Casus

Fw art. 42 (nieuw en oud), 43 (oud)

Faillissementspauliana. Benadeling schuldeisers. Vermogen gefailleerde per saldo niet verminderd.

Verweerster in cassatie Interniber handelt in caravans; op 12 nov. 1984 heeft zij Montana Caravan BV opgericht welke BV ten doel had caravans te bouwen; Interniber was enig aandeelhouder van Montana en ook enig afnemer van de door Montana gebouwde caravans. Montana heeft een krediet bij de Rabobank te Scheveningen gekregen ad f 200 000, voor welk bedrag Interniber zich borg had gesteld. De produktie door Montana verliep echter veel minder voorspoedig dan was “geprognotiseerd”; er ontstonden hoge schulden en op 6 nov. 1985 is Montana op eigen aanvraag failliet verklaard. In de periode van 40 dagen voorafgaand aan het faillissement heeft Montana 16 stacaravans aan Interniber geleverd voor een bedrag van f 214 640,60. Interniber heeft de koopsom voldaan door storting op de rekening van Montana bij de Rabobank, welke rekening kort daarvoor nog een negatief saldo van f 214.753,21 had aangewezen.

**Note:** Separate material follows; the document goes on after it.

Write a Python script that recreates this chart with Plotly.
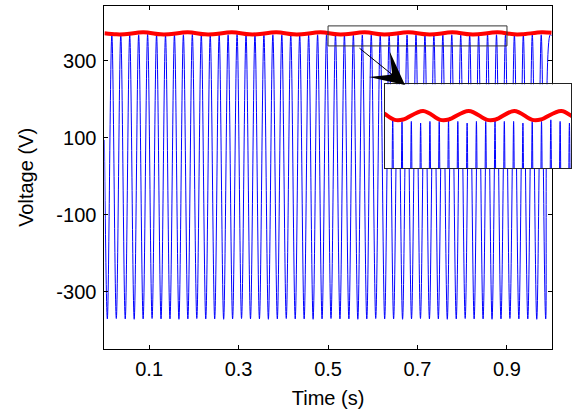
import numpy as np
import plotly.graph_objects as go

FONT = "Liberation Sans, Arial, sans-serif"

# ---------------- data ----------------
x_tick_vals = [0.1, 0.3, 0.5, 0.7, 0.9]
x_tick_text = ["0.1", "0.3", "0.5", "0.7", "0.9"]
y_tick_vals = [-300, -100, 100, 300]
y_tick_text = ["-300", "-100", "100", "300"]

# Blue AC voltage (50 Hz): extrema
blue_period_s = 0.02
blue_first_trough_s = 0.0066
blue_start_v = 95.0    # value at t = 0 s
blue_end_v = 366.0     # value at t = 1 s
blue_peak_v = [368, 368, 367, 368, 369, 368, 367, 368, 368, 369,
               368, 367, 368, 368, 369, 368, 368, 367, 368, 368,
               369, 368, 367, 368, 368, 369, 368, 368, 367, 368,
               368, 369, 368, 367, 368, 368, 369, 368, 368, 367,
               368, 368, 369, 368, 367, 368, 368, 369, 368, 368]
blue_trough_v = [-370, -369, -370, -371, -370, -369, -370, -370, -371, -370,
                 -369, -370, -370, -371, -370, -369, -370, -370, -371, -370,
                 -369, -370, -370, -371, -370, -369, -370, -370, -371, -370,
                 -369, -370, -370, -371, -370, -369, -370, -370, -371, -370,
                 -369, -370, -370, -371, -370, -369, -370, -370, -371, -370]

# Red DC-link voltage with ~10 Hz ripple
red_t = [0.000, 0.027, 0.045, 0.087, 0.126, 0.144, 0.186, 0.225, 0.243, 0.285,
         0.324, 0.342, 0.384, 0.423, 0.441, 0.483, 0.521, 0.539, 0.582, 0.619,
         0.637, 0.680, 0.720, 0.738, 0.778, 0.817, 0.835, 0.879, 0.916, 0.934,
         0.978, 1.000]
red_v = [372.0, 369.0, 369.2, 374.5, 369.0, 369.2, 374.5, 369.0, 369.2, 374.5,
         369.0, 369.2, 374.5, 369.0, 369.2, 374.5, 369.0, 369.2, 374.5, 369.0,
         369.2, 374.5, 369.0, 369.2, 374.5, 369.0, 369.2, 374.5, 369.0, 369.2,
         374.5, 373.0]

# zoomed window
zoom_t = [0.5, 0.9]
zoom_v = [339, 391]

# ---------------- build blue polyline from extrema ----------------
n_ext = len(blue_peak_v) + len(blue_trough_v)
ext_t = blue_first_trough_s + np.arange(n_ext) * blue_period_s / 2
ext_v = np.empty(n_ext)
ext_v[0::2] = blue_trough_v
ext_v[1::2] = blue_peak_v
blue_t = np.concatenate([[0.0], ext_t, [1.0]])
blue_vals = np.concatenate([[blue_start_v], ext_v, [blue_end_v]])

fig = go.Figure()
for xa, ya in (("x", "y"), ("x2", "y2")):
    fig.add_trace(go.Scatter(x=blue_t, y=blue_vals, mode="lines",
                             line=dict(color="rgb(0,0,255)", width=1, shape="spline"),
                             xaxis=xa, yaxis=ya, hoverinfo="skip"))
    fig.add_trace(go.Scatter(x=red_t, y=red_v, mode="lines",
                             line=dict(color="rgb(255,0,0)", width=4, shape="spline"),
                             xaxis=xa, yaxis=ya, hoverinfo="skip"))

W, H = 573, 411
L, R, T, B = 104.4, 551.7, 5.5, 349.3

ax_common = dict(showline=True, linecolor="black", linewidth=1, mirror="ticks",
                 ticks="inside", ticklen=4, tickwidth=1, tickcolor="black",
                 showgrid=False, zeroline=False, automargin=False,
                 tickfont=dict(family=FONT, size=20, color="black"))

fig.update_layout(
    width=W, height=H, margin=dict(l=0, r=0, t=0, b=0),
    paper_bgcolor="white", plot_bgcolor="white", showlegend=False,
    xaxis=dict(domain=[L / W, R / W], range=[0, 1], tickvals=x_tick_vals,
               ticktext=x_tick_text, ticklabelstandoff=2,
               title=dict(text="Time (s)", font=dict(family=FONT, size=20, color="black"),
                          standoff=11),
               **ax_common),
    yaxis=dict(domain=[1 - B / H, 1 - T / H], range=[-449, 444], tickvals=y_tick_vals,
               ticktext=y_tick_text, ticklabelstandoff=3,
               title=dict(text="Voltage (V)", font=dict(family=FONT, size=20, color="black"),
                          standoff=17),
               **ax_common),
    xaxis2=dict(domain=[385 / W, 571 / W], range=zoom_t, showticklabels=False,
                ticks="", showline=True, mirror=True, linecolor="#222", linewidth=1,
                showgrid=False, zeroline=False, anchor="y2"),
    yaxis2=dict(domain=[1 - 168.3 / H, 1 - 84.3 / H], range=zoom_v, showticklabels=False,
                ticks="", showline=True, mirror=True, linecolor="#222", linewidth=1,
                showgrid=False, zeroline=False, anchor="x2"),
)

fig.add_shape(type="rect", xref="x", yref="y", x0=zoom_t[0], x1=zoom_t[1],
              y0=zoom_v[0], y1=zoom_v[1], line=dict(color="#333", width=1), layer="above")

fig.add_annotation(xref="paper", yref="paper", x=405 / W, y=1 - 85 / H,
                   ax=-47, ay=-38, text="", showarrow=True, arrowhead=3,
                   arrowsize=5.5, arrowwidth=1, arrowcolor="black")

fig.write_html("out.html")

De curator in het faillissement van Montana, heeft de nietigheid van deze levering ingeroepen en van Interniber gevorderd een bedrag gelijk aan genoemde koopprijs, stellend dat de leveranties handelingen waren als bedoeld in art. 42 en 43 (oud) Fw; dat met de betaling van de caravans niet alleen de schuld van Montana aan de bank bijna geheel was afgelost, maar dat daarmee tevens de verplichting uit borgtocht die Interniber jegens de bank had voor de schuld van Montana, voor het bedrag van de betaalde koopprijs was verminderd; en dat aldus Interniber zich heeft bevoordeeld ten nadele van de andere schuldeisers van Montana. Interniber heeft, voor zover thans van belang, aangevoerd dat het beroep op de Pauliana niet kon slagen omdat aan twee van de vereisten voor die actie niet was voldaan: in de eerste plaats zou de levering niet onverplicht zijn geweest, en voorts zou er geen sprake zijn van benadeling van de crediteuren, omdat door de betaling van de koopprijs de vordering van de bank – een van de schuldeisers – dienovereenkomstig is verminderd.

Essentie

Van benadeling in de zin van art. 42 Fw is sprake wanneer de schuldeisers zijn benadeeld in hun verhaalsmogelijkheden. Daarvan kan ook sprake zijn wanneer voor geleverde zaken een redelijke prijs is betaald, zodat het vermogen van de nadien gefailleerde per saldo niet is verminderd. Dit geval doet zich hier voor. Het vermogen van gefailleerde is per saldo niet verminderd, dit neemt echter niet weg dat zonder de door de curator gewraakte transactie de opbrengst van de geleverde zaken beschikbaar zou zijn geweest voor de gezamenlijke schuldeisers. Een en ander geldt zowel naar het huidige recht als onder art. 42 in verbinding met het voor de inwerkingtreding van de wet van 6 mei 1986, Stb. 275 geldende art. 43 Fw.